===== GIVEN DATA =====

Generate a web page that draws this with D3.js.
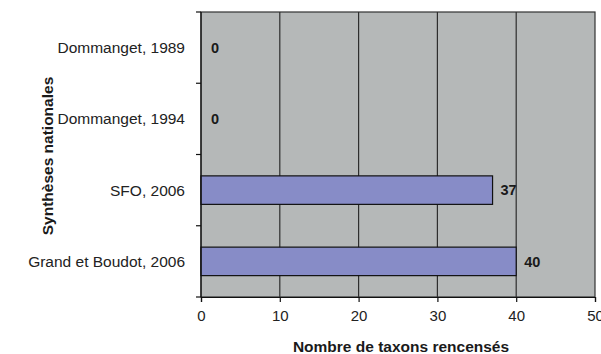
<!DOCTYPE html>
<html>
<head>
<meta charset="utf-8">
<script src="https://cdn.jsdelivr.net/npm/d3@7"></script>
<style>
  body { margin: 0; background: #fff; }
  text { font-family: "Liberation Sans", Arial, sans-serif; }
</style>
</head>
<body>
<div id="chart"></div>
<script>
// Data
const categories = ["Dommanget, 1989", "Dommanget, 1994", "SFO, 2006", "Grand et Boudot, 2006"];
const values = [0, 0, 37, 40];
const xTicks = [0, 10, 20, 30, 40, 50];

// Dimensions
const margin = { top: 12, right: 6, bottom: 57, left: 201 };
const width = 601 - margin.left - margin.right;
const height = 354 - margin.top - margin.bottom;

const svgRoot = d3.select("#chart")
    .append("svg")
    .attr("width", 601)
    .attr("height", 354);

const svg = svgRoot.append("g")
    .attr("transform", `translate(${margin.left},${margin.top})`);

// Scales
const x = d3.scaleLinear().domain([0, 50]).range([0, width]);
const y = d3.scaleBand().domain(categories).range([0, height]).paddingInner(0.6).paddingOuter(0.3);
const yBounds = d3.scaleBand().domain(categories).range([0, height]);

// Plot background
svg.append("rect")
    .attr("width", width)
    .attr("height", height)
    .style("fill", "#b5b8b8")
    .style("stroke", "#333")
    .style("stroke-width", 1.2);

// Gridlines
svg.selectAll(".grid")
    .data(xTicks.slice(1, -1))
    .enter().append("line")
    .attr("x1", d => x(d))
    .attr("x2", d => x(d))
    .attr("y1", 0)
    .attr("y2", height)
    .style("stroke", "#2e2e2e")
    .style("stroke-width", 1.2);

// Bars
svg.selectAll(".bar")
    .data(categories)
    .enter().append("rect")
    .attr("class", "bar")
    .attr("x", 0)
    .attr("y", d => y(d))
    .attr("width", (d, i) => x(values[i]))
    .attr("height", y.bandwidth())
    .style("fill", "#878cc7")
    .style("stroke", "#111")
    .style("stroke-width", 1.2)
    .style("display", (d, i) => values[i] > 0 ? null : "none");

// Value labels
svg.selectAll(".val")
    .data(categories)
    .enter().append("text")
    .attr("x", (d, i) => x(values[i]) + (values[i] > 0 ? 8 : 10))
    .attr("y", d => y(d) + y.bandwidth() / 2)
    .attr("dy", "0.36em")
    .style("font-size", "14.5px")
    .style("font-weight", "bold")
    .style("fill", "#1a1a1a")
    .text((d, i) => values[i]);

// X axis
const xAxis = svg.append("g")
    .attr("transform", `translate(0,${height})`)
    .call(d3.axisBottom(x).tickValues(xTicks).tickSize(5).tickPadding(8));
xAxis.select(".domain").style("stroke", "#111").style("stroke-width", 1.2);
xAxis.selectAll(".tick line").style("stroke", "#111").style("stroke-width", 1.2);
xAxis.selectAll("text")
    .style("font-size", "15px")
    .style("font-family", "'Liberation Sans', Arial, sans-serif")
    .style("fill", "#222");

// Y axis: ticks at band boundaries
const yAxis = svg.append("g");
yAxis.append("line")
    .attr("x1", 0).attr("x2", 0)
    .attr("y1", 0).attr("y2", height)
    .style("stroke", "#111").style("stroke-width", 1.2);
yAxis.selectAll(".ytick")
    .data(categories.concat(["end"]))
    .enter().append("line")
    .attr("x1", -5).attr("x2", 0)
    .attr("y1", (d, i) => i < categories.length ? yBounds(d) : height)
    .attr("y2", (d, i) => i < categories.length ? yBounds(d) : height)
    .style("stroke", "#111").style("stroke-width", 1.2);
yAxis.selectAll(".ylabel")
    .data(categories)
    .enter().append("text")
    .attr("x", -16)
    .attr("y", d => yBounds(d) + yBounds.bandwidth() / 2)
    .attr("dy", "0.35em")
    .attr("text-anchor", "end")
    .style("font-size", "15.5px")
    .style("fill", "#222")
    .text(d => d);

// Axis titles
svgRoot.append("text")
    .attr("x", 401)
    .attr("y", 352)
    .attr("text-anchor", "middle")
    .style("font-size", "15.5px")
    .style("font-weight", "bold")
    .style("fill", "#1a1a1a")
    .text("Nombre de taxons rencensés");

svgRoot.append("text")
    .attr("transform", `translate(53,156) rotate(-90)`)
    .attr("text-anchor", "middle")
    .style("font-size", "15.5px")
    .style("font-weight", "bold")
    .style("fill", "#1a1a1a")
    .text("Synthèses nationales");
</script>
</body>
</html>
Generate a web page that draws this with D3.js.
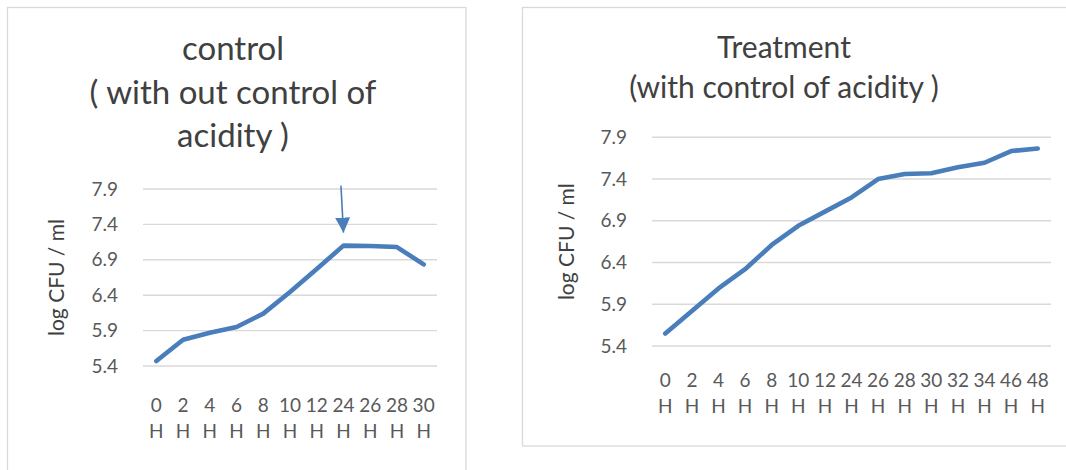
<!DOCTYPE html>
<html>
<head>
<meta charset="UTF-8">
<script src="https://d3js.org/d3.v7.min.js"></script>
<style>
  body { margin: 0; background: #fff; }
  text { font-family: Lato, "Open Sans", sans-serif; }
  .grid line { stroke: #d9d9d9; stroke-width: 1.4; }
  .tick-y, .tick-x { fill: #595959; font-size: 19px; }
  .title { fill: #404040; }
  .ylab { fill: #404040; font-size: 21px; }
</style>
</head>
<body>
<svg id="chart" width="1066" height="470"></svg>
<script>
// ---- data ----
var yTicks = [5.4, 5.9, 6.4, 6.9, 7.4, 7.9];

var controlHours = ["0", "2", "4", "6", "8", "10", "12", "24", "26", "28", "30"];
var controlValues = [5.47, 5.77, 5.87, 5.95, 6.14, 6.445, 6.77, 7.10, 7.095, 7.08, 6.835];
var controlTitle = ["control", "( with out control of", "acidity )"];

var treatHours = ["0", "2", "4", "6", "8", "10", "12", "24", "26", "28", "30", "32", "34", "46", "48"];
var treatValues = [5.55, 5.82, 6.09, 6.32, 6.61, 6.84, 7.01, 7.18, 7.40, 7.46, 7.47, 7.54, 7.595, 7.735, 7.765];
var treatTitle = ["Treatment", "(with control of acidity )"];

var yLabel = "log CFU / ml";
var lineColor = "#4a7ebb";

var svg = d3.select("#chart");

// panel frames
svg.append("rect").attr("x", 7.5).attr("y", 7.5).attr("width", 458.5).attr("height", 480)
  .attr("fill", "none").attr("stroke", "#d9d9d9").attr("stroke-width", 1.3);
svg.append("rect").attr("x", 522.5).attr("y", 7.5).attr("width", 560).attr("height", 438.5)
  .attr("fill", "none").attr("stroke", "#d9d9d9").attr("stroke-width", 1.3);

function drawPanel(opt) {
  var g = svg.append("g");

  var x = d3.scaleBand().domain(opt.hours).range([opt.left, opt.right]);
  var y = d3.scaleLinear().domain([5.4, 7.9]).range([opt.bottom, opt.top]);

  // gridlines
  g.append("g").attr("class", "grid").selectAll("line")
    .data(yTicks).enter().append("line")
    .attr("x1", opt.left).attr("x2", opt.right)
    .attr("y1", function(d) { return y(d); }).attr("y2", function(d) { return y(d); });

  // y tick labels
  g.selectAll(".tick-y").data(yTicks).enter().append("text")
    .attr("class", "tick-y")
    .attr("x", opt.left - 25)
    .attr("y", function(d) { return y(d); })
    .attr("dy", "0.35em")
    .attr("text-anchor", "end")
    .text(function(d) { return d.toFixed(1); });

  // x tick labels (two lines: number, then H)
  var xt = g.selectAll(".tick-x").data(opt.hours).enter().append("g");
  xt.append("text").attr("class", "tick-x")
    .attr("x", function(d) { return x(d) + x.bandwidth() / 2; })
    .attr("y", opt.xLab1).attr("text-anchor", "middle")
    .text(function(d) { return d; });
  xt.append("text").attr("class", "tick-x")
    .attr("x", function(d) { return x(d) + x.bandwidth() / 2; })
    .attr("y", opt.xLab2).attr("text-anchor", "middle")
    .text("H");

  // line
  var line = d3.line()
    .x(function(d, i) { return x(opt.hours[i]) + x.bandwidth() / 2; })
    .y(function(d) { return y(d); });
  g.append("path").attr("d", line(opt.values))
    .attr("fill", "none").attr("stroke", lineColor)
    .attr("stroke-width", 4.6).attr("stroke-linejoin", "round").attr("stroke-linecap", "round");

  // y axis title
  g.append("text").attr("class", "ylab")
    .attr("transform", "translate(" + opt.yLabX + "," + ((opt.top + opt.bottom) / 2) + ") rotate(-90)")
    .attr("text-anchor", "middle")
    .text(yLabel);

  // chart title
  g.selectAll(".title").data(opt.title).enter().append("text")
    .attr("class", "title")
    .attr("x", opt.titleX)
    .attr("y", function(d, i) { return opt.titleY + i * opt.titleStep; })
    .attr("text-anchor", "middle")
    .style("font-size", opt.titleSize + "px")
    .text(function(d) { return d; });

  return { x: x, y: y };
}

var left = drawPanel({
  hours: controlHours, values: controlValues, title: controlTitle,
  left: 143, right: 437, top: 189, bottom: 366,
  xLab1: 412, xLab2: 438, yLabX: 64,
  titleX: 233, titleY: 60, titleStep: 43.5, titleSize: 33
});

drawPanel({
  hours: treatHours, values: treatValues, title: treatTitle,
  left: 652, right: 1051, top: 137.3, bottom: 346,
  xLab1: 387, xLab2: 413, yLabX: 574,
  titleX: 784, titleY: 58, titleStep: 40, titleSize: 30
});

// arrow pointing at the 24 H peak of the control curve
var peakX = left.x("24") + left.x.bandwidth() / 2;
var peakY = left.y(controlValues[controlHours.indexOf("24")]);
svg.append("defs").append("marker")
  .attr("id", "ah").attr("viewBox", "0 0 10 10").attr("refX", 10).attr("refY", 5)
  .attr("markerUnits", "userSpaceOnUse").attr("markerWidth", 15).attr("markerHeight", 15)
  .attr("orient", "auto")
  .append("path").attr("d", "M0,0 L10,5 L0,10 Z").attr("fill", lineColor);
svg.append("line")
  .attr("x1", peakX - 2.5).attr("y1", peakY - 60)
  .attr("x2", peakX).attr("y2", peakY - 13)
  .attr("stroke", lineColor).attr("stroke-width", 1.6)
  .attr("marker-end", "url(#ah)");
</script>
</body>
</html>
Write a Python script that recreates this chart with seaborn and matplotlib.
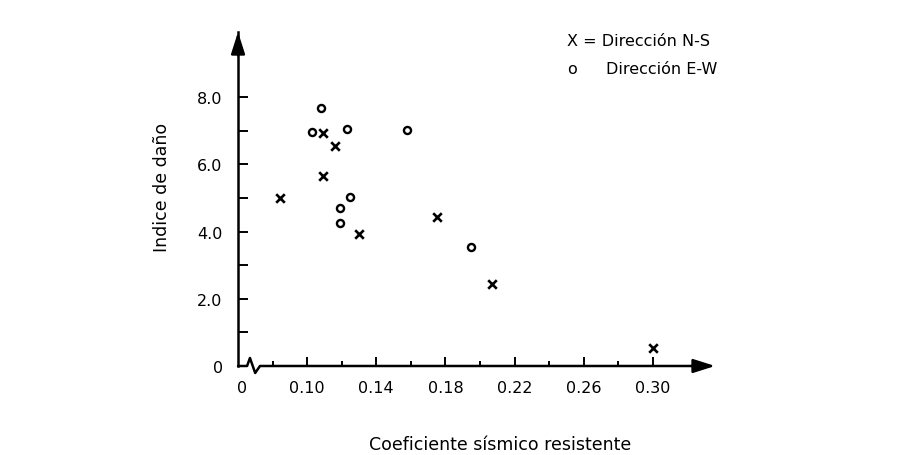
import numpy as np
import pandas as pd
import seaborn as sns
import matplotlib.pyplot as plt

# valores
coef_ns = [0.084, 0.109, 0.116, 0.109, 0.130, 0.175, 0.207, 0.300]
dano_ns = [5.00, 6.93, 6.56, 5.66, 3.92, 4.43, 2.44, 0.54]

coef_ew = [0.103, 0.108, 0.123, 0.158, 0.125, 0.119, 0.119, 0.195]
dano_ew = [6.95, 7.67, 7.05, 7.01, 5.02, 4.70, 4.26, 3.53]

x_ticks = [0.10, 0.14, 0.18, 0.22, 0.26, 0.30]
x_minor = [0.08, 0.12, 0.16, 0.20, 0.24, 0.28]
y_ticks = [0, 2, 4, 6, 8]
y_minor = [1, 3, 5, 7]

sns.set_theme(style="white")
plt.rcParams['font.family'] = ['DejaVu Sans']

ns = pd.DataFrame({'coef': coef_ns, 'dano': dano_ns})
ew = pd.DataFrame({'coef': coef_ew, 'dano': dano_ew})

fig = plt.figure(figsize=(9.04, 4.56), dpi=100)
ax = fig.add_axes([0.2633, 0.1952, 0.5277, 0.7325])

sns.scatterplot(data=ns, x='coef', y='dano', marker='x', color='black',
                s=38, linewidth=1.9, ax=ax, zorder=3)
sns.scatterplot(data=ew, x='coef', y='dano', marker='o', facecolor='white',
                edgecolor='black', s=26, linewidth=1.7, ax=ax, zorder=3)

ax.set_xlim(0.06, 0.336)
ax.set_ylim(0, 9.94)

ax.set_xticks([0.0625] + x_ticks)
ax.set_xticklabels(['0'] + ['{:.2f}'.format(v) for v in x_ticks])
ax.set_xticks(x_minor, minor=True)
ax.set_yticks(y_ticks)
ax.set_yticklabels(['0'] + ['{:.1f}'.format(v) for v in y_ticks[1:]])
ax.set_yticks(y_minor, minor=True)

ax.tick_params(axis='x', which='major', direction='in', length=6.5,
               width=1.4, color='black', pad=10, labelsize=11.5,
               labelcolor='black')
ax.tick_params(axis='x', which='minor', direction='in', length=3.5,
               width=1.4, color='black')
ax.tick_params(axis='y', which='both', direction='in', length=7,
               width=1.4, color='black', pad=11, labelsize=11.5,
               labelcolor='black', left=True)
ax.tick_params(axis='x', which='both', bottom=True)
ax.xaxis.get_major_ticks()[0].tick1line.set_visible(False)
ax.yaxis.get_major_ticks()[0].tick1line.set_visible(False)

for side in ['top', 'right', 'bottom']:
    ax.spines[side].set_visible(False)
ax.spines['left'].set_color('black')
ax.spines['left'].set_linewidth(1.8)

# eje x con corte
brk_x = [0, 0.019, 0.025, 0.036, 0.046, 0.97]
brk_y = [0, 0, 0.024, -0.021, 0, 0]
ax.plot(brk_x, brk_y, color='black', lw=1.8, transform=ax.transAxes,
        clip_on=False, zorder=2)

arrow = dict(arrowstyle='-|>,head_length=1.1,head_width=0.35',
             color='black', lw=1.8, shrinkA=0, shrinkB=0)
ax.annotate('', xy=(1.0, 0), xytext=(0.95, 0), xycoords='axes fraction',
            arrowprops=arrow, annotation_clip=False)
ax.annotate('', xy=(0, 1.0), xytext=(0, 0.93), xycoords='axes fraction',
            arrowprops=arrow, annotation_clip=False)

ax.set_xlabel('Coeficiente sísmico resistente', fontsize=12.5,
              color='black')
ax.set_ylabel('Indice de daño', fontsize=12.5, color='black')
ax.xaxis.set_label_coords(0.549, -0.208)
ax.yaxis.set_label_coords(-0.14, 0.539)

fig.text(567 / 904, 1 - 42 / 456, 'X = Dirección N-S', fontsize=11.5,
         va='center', ha='left', color='black')
fig.text(567 / 904, 1 - 70 / 456, 'o', fontsize=11.5,
         va='center', ha='left', color='black')
fig.text(606 / 904, 1 - 70 / 456, 'Dirección E-W', fontsize=11.5,
         va='center', ha='left', color='black')

fig.savefig('out.png', dpi=100, facecolor='white')
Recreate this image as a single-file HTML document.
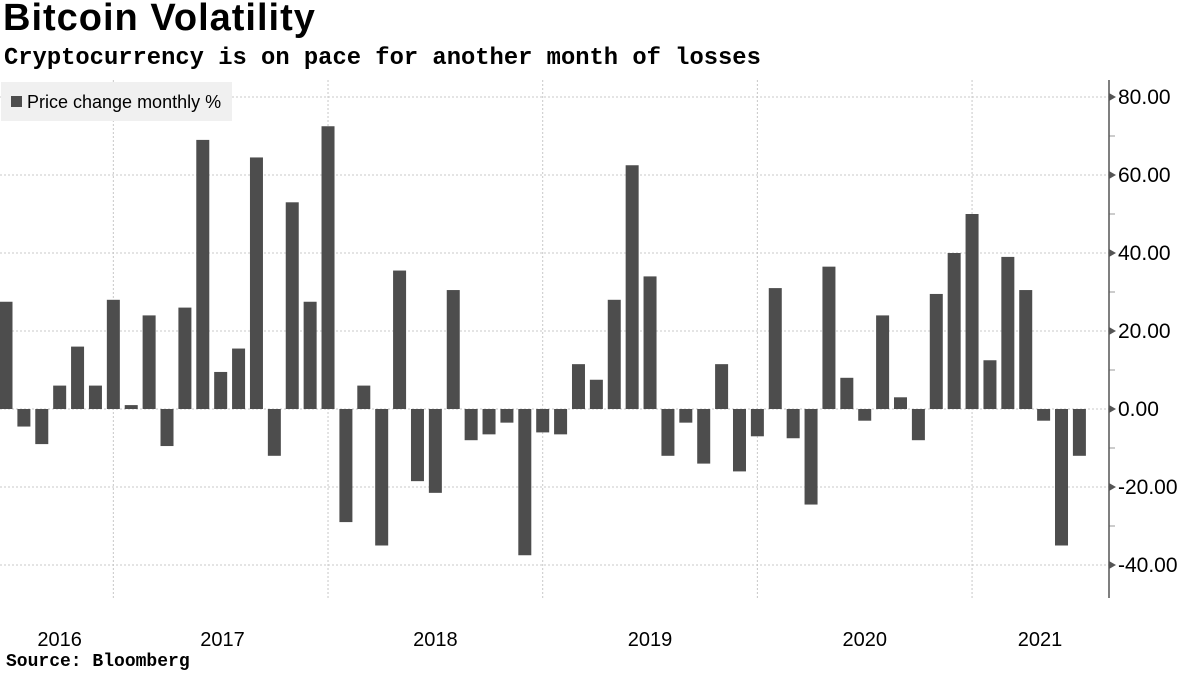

=====

GOAL: Only the lines from the start of the material through the line containing "yBounds = d3.scaleBand().domain(categories).range([0, height]);" should be transcribed. Pictures stay out.

RESPONSE:
Generate a web page that draws this with D3.js.
<!DOCTYPE html>
<html>
<head>
<meta charset="utf-8">
<script src="https://cdn.jsdelivr.net/npm/d3@7"></script>
<style>
  body { margin: 0; background: #fff; }
  text { font-family: "Liberation Sans", Arial, sans-serif; }
</style>
</head>
<body>
<div id="chart"></div>
<script>
// Data
const categories = ["Dommanget, 1989", "Dommanget, 1994", "SFO, 2006", "Grand et Boudot, 2006"];
const values = [0, 0, 37, 40];
const xTicks = [0, 10, 20, 30, 40, 50];

// Dimensions
const margin = { top: 12, right: 6, bottom: 57, left: 201 };
const width = 601 - margin.left - margin.right;
const height = 354 - margin.top - margin.bottom;

const svgRoot = d3.select("#chart")
    .append("svg")
    .attr("width", 601)
    .attr("height", 354);

const svg = svgRoot.append("g")
    .attr("transform", `translate(${margin.left},${margin.top})`);

// Scales
const x = d3.scaleLinear().domain([0, 50]).range([0, width]);
const y = d3.scaleBand().domain(categories).range([0, height]).paddingInner(0.6).paddingOuter(0.3);
const yBounds = d3.scaleBand().domain(categories).range([0, height]);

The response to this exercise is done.